Every election season at Mbarara University of Science and Technology (MUST), students paste manifestos on walls, shake hands in corridors, and make bold promises about what they will do for their university if given the chance to lead.
Nasasira Clinton made his promises in his time. Arinda Daisy Kankiriho made hers in hers.
But the most important promise in this story was not made on a campaign poster. It was made quietly, between two people who understood each other in a way only those who have sat in that particular seat of leadership can — and it was made in 2023.
Last week, Clinton fulfilled it. He came with cows.
THE THRONE THEY BOTH OCCUPIED
To understand why this love story feels so special, you have to understand what it means to be Guild President at MUST.
It is not a ceremonial title. It is a mandate — earned through vigorous campaigning, student debates, and the kind of political chess that would make seasoned politicians raise an eyebrow. The Guild President speaks for thousands of students. They negotiate with university management, manage student affairs, and carry the weight of an entire campus on their shoulders — all while still being a student themselves.
Clinton did it first. He served as MUST’s 34th Guild President, earning a reputation as a capable and committed student leader. Two terms later, Arinda Daisy Kankiriho stepped into the same office as the 36th Guild President — equally sharp, equally driven, equally determined to leave her mark on the university.
Two different terms. Two different mandates. The same chair. The same fire.
What nobody could have written into any manifesto was that these two would eventually find their way to each other.
THE PROMISE MADE IN 2023
Details of how their love story began remain theirs to tell in full — but what is known is that somewhere between the guild meetings and the graduation gates, something deeper took root.
In 2023, Clinton made Daisy a promise.
On the surface, it may have seemed like words. But anyone who knows the culture of Ankole, where a man’s word to a woman is not merely romantic gesture but a declaration of intent, understood that Clinton was not speaking casually.
He meant it. And she waited. And he came.
The traditional introduction ceremony — held in Ankole and poetically named “Okureta nte za Daisy,” meaning the bringing of Daisy’s cows — was everything a moment like this deserved to be.
In Ankole culture, the introduction ceremony is not a small thing. It is a formal, dignified, family-witnessed declaration that a man has come with intention, with respect, and with the agreed bride price — cattle — to honour the woman he has chosen and the family that raised her.
Clinton showed up. Fully.
The ceremony brought together both families and marked the official beginning of a union that, in many ways, had already been quietly written in the corridors of MUST.
‘I AM STANDING IN MY FOREVER’
After the ceremony, Arinda took to social media with words that stopped timelines in their tracks.
“It has always been my prayer to God that my first love would be my last,” she wrote, tagging Clinton. “And indeed He listened to my prayers and now I am standing in my forever.”
For a woman who once stood before thousands of students and delivered a guild address, these were perhaps her most powerful words yet — personal, vulnerable, and full of a certainty that no election result could ever match.

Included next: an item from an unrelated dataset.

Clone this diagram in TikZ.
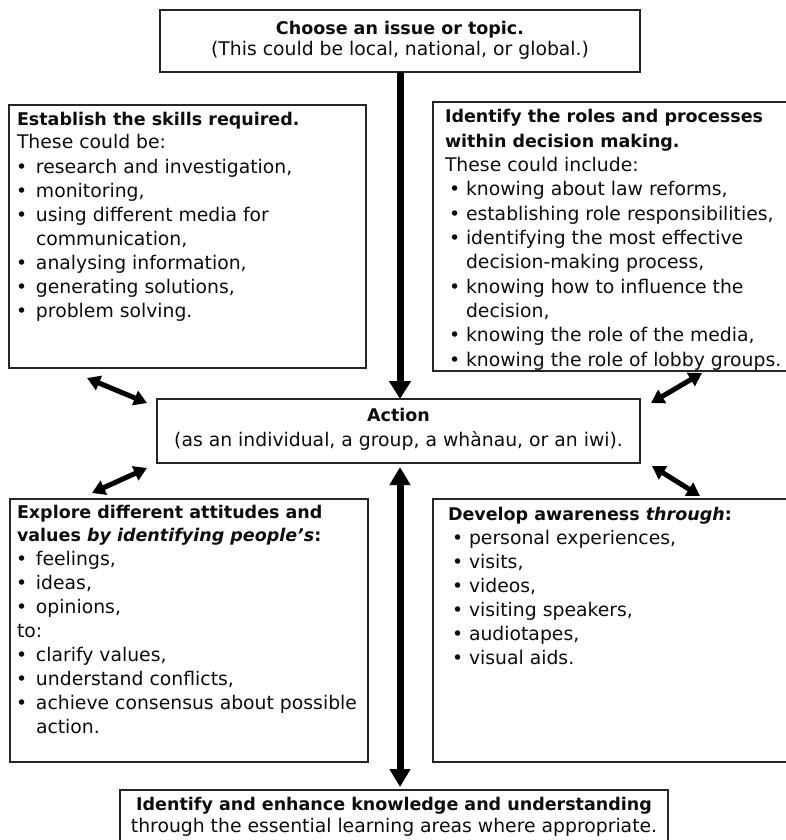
\documentclass[tikz,border=0pt]{standalone}
\usepackage{fontspec}
\setmainfont{DejaVu Sans}
\usetikzlibrary{arrows.meta}
\newcommand{\rg}[1]{\fontsize{18.8}{#1}\selectfont}
\newcommand{\hd}{\fontsize{17.5}{17.5}\selectfont\bfseries}
\newcommand{\bl}{\makebox[19pt][l]{\hspace{-1pt}•}}
\newcommand{\blr}{\makebox[21pt][l]{\hspace{4pt}•}}
\newcommand{\ind}{\hspace*{19pt}}
\newcommand{\indr}{\hspace*{21pt}}
\begin{document}
\begin{tikzpicture}[x=1pt,y=-1pt,
  box/.style={draw=black!85,line width=1.4pt,inner sep=0pt,outer sep=0pt,anchor=north west},
  txt/.style={inner sep=0pt,outer sep=0pt,anchor=base west,text=black!95},
  ctxt/.style={inner sep=0pt,outer sep=0pt,anchor=base,text=black!95},
  bigarrow/.style={line width=7pt,-{Triangle[width=21pt,length=18pt]}},
  dblarrow/.style={line width=7pt,{Triangle[width=20pt,length=18pt]}-{Triangle[width=20pt,length=18pt]}},
  diag/.style={line width=5pt,{Triangle[width=15pt,length=13pt]}-{Triangle[width=15pt,length=13pt]}}]

\useasboundingbox (0,0) rectangle (786,840);
\fill[white] (0,0) rectangle (786,840);

% boxes
\node[box,minimum width=480pt,minimum height=62pt] (topic) at (160,10) {};
\node[box,minimum width=357pt,minimum height=263pt] (skills) at (9,105) {};
\node[box,minimum width=380pt,minimum height=269pt] (roles) at (433,102) {};
\node[box,minimum width=483pt,minimum height=64pt] (action) at (157,399) {};
\node[box,minimum width=358pt,minimum height=263pt] (explore) at (10,499) {};
\node[box,minimum width=380pt,minimum height=263pt] (develop) at (433,499) {};
\node[box,minimum width=548pt,minimum height=70pt] (know) at (120,790) {};

% texts
\node[ctxt] (topicT) at (400,35) {\rg{21}\begin{tabular}[t]{@{}c@{}}
{\hd Choose an issue or topic.}\\
(This could be local, national, or global.)
\end{tabular}};

\node[txt] (skillsT) at (17,125) {\rg{24}\begin{tabular}[t]{@{}l@{}}
{\hd Establish the skills required.}\\
These could be:\\
\bl research and investigation,\\
\bl monitoring,\\
\bl using different media for\\
\ind communication,\\
\bl analysing information,\\
\bl generating solutions,\\
\bl problem solving.
\end{tabular}};

\node[txt] (rolesT) at (445,123) {\rg{24.3}\begin{tabular}[t]{@{}l@{}}
{\hd Identify the roles and processes}\\
{\hd within decision making.}\\
These could include:\\
\blr knowing about law reforms,\\
\blr establishing role responsibilities,\\
\blr identifying the most effective\\
\indr decision-making process,\\
\blr knowing how to influence the\\
\indr decision,\\
\blr knowing the role of the media,\\
\blr knowing the role of lobby groups.
\end{tabular}};

\node[ctxt] (actionT) at (398.5,421) {\rg{25}\begin{tabular}[t]{@{}c@{}}
{\hd Action}\\
(as an individual, a group, a whànau, or an iwi).
\end{tabular}};

\node[txt] (exploreT) at (17,518) {\rg{23.9}\begin{tabular}[t]{@{}l@{}}
{\hd Explore different attitudes and}\\
{\hd values \textit{by identifying people's}:}\\
\bl feelings,\\
\bl ideas,\\
\bl opinions,\\
to:\\
\bl clarify values,\\
\bl understand conflicts,\\
\bl achieve consensus about possible\\
\ind action.
\end{tabular}};

\node[txt] (developT) at (448,520) {\rg{24}\begin{tabular}[t]{@{}l@{}}
{\hd Develop awareness \textit{through}:}\\
\blr personal experiences,\\
\blr visits,\\
\blr videos,\\
\blr visiting speakers,\\
\blr audiotapes,\\
\blr visual aids.
\end{tabular}};

\node[ctxt] (knowT) at (394,810) {\rg{22}\begin{tabular}[t]{@{}c@{}}
{\hd Identify and enhance knowledge and understanding}\\
through the essential learning areas where appropriate.
\end{tabular}};

% arrows
\draw[bigarrow] (topic.south) -- (topic.south |- action.north);
\draw[dblarrow,shorten <=4pt,shorten >=3pt] (topic.south |- action.south) -- (topic.south |- know.north);

\coordinate (tlOut) at ([shift={(78,10)}]skills.south west);
\coordinate (tlIn) at ([shift={(-10,4)}]action.north west);
\coordinate (trOut) at ([shift={(269,2)}]roles.south west);
\coordinate (trIn) at ([shift={(11,4)}]action.north east);
\coordinate (blOut) at ([shift={(82,-6)}]explore.north west);
\coordinate (blIn) at ([shift={(-10,5)}]action.south west);
\coordinate (brOut) at ([shift={(267,-3)}]develop.north west);
\coordinate (brIn) at ([shift={(12,3)}]action.south east);

\draw[diag] (tlOut) -- (tlIn);
\draw[diag] (trOut) -- (trIn);
\draw[diag] (blOut) -- (blIn);
\draw[diag] (brOut) -- (brIn);
\end{tikzpicture}
\end{document}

The response was immediate and overwhelming.
Taremwa Tadeo called it a blessing, celebrating the couple and noting the beauty of finding love young. Ezra Byakutangaza and Yasin Kezimbira extended heartfelt congratulations, with Kezimbira invoking Allah’s blessings on the union. Naturinda Emmex quoted Mark 10:9 — “What God has joined together, let no one separate” — and in that moment, it felt less like a Bible verse and more like a final verdict.
WHAT MBARARA UNIVERSITY BUILT
There is something quietly profound about the fact that it was MUST that shaped them both.
The same lecture theatres. The same administration block. The same student population that cheered for Clinton in his time and then turned around and cheered for Daisy in hers. The university gave them both a platform, a purpose, and — it turns out — each other.
Campus romances are common. But a love story between two people who each independently rose to the highest student office at the same institution, who each know the loneliness of leadership, the pressure of representation, and the weight of a campus manifesto — that is something rarer and far more remarkable.
They did not just fall in love. They fell in love as equals.
A LOVE STORY FOR THE CAMPUS GENERATION
For every student sitting in a guild campaign meeting right now, secretly wondering whether the person across the room might one day be something more — this story is for you.
For every graduate who left campus carrying both a degree and a quiet hope that the connections made within those walls would outlast the institution itself — this story is for you too.
Nasasira Clinton came to MUST to lead. Arinda Daisy Kankiriho came to MUST to lead. Neither of them came looking for this.
But MUST, it seems, had other plans.
He was the 34th. She was the 36th. And now, they are simply — first.
Congratulations to MUST’s 34th and 36th Guild Presidents on their introduction ceremony. May your union be as bold as your manifestos, and as lasting as the mark you each left on your university.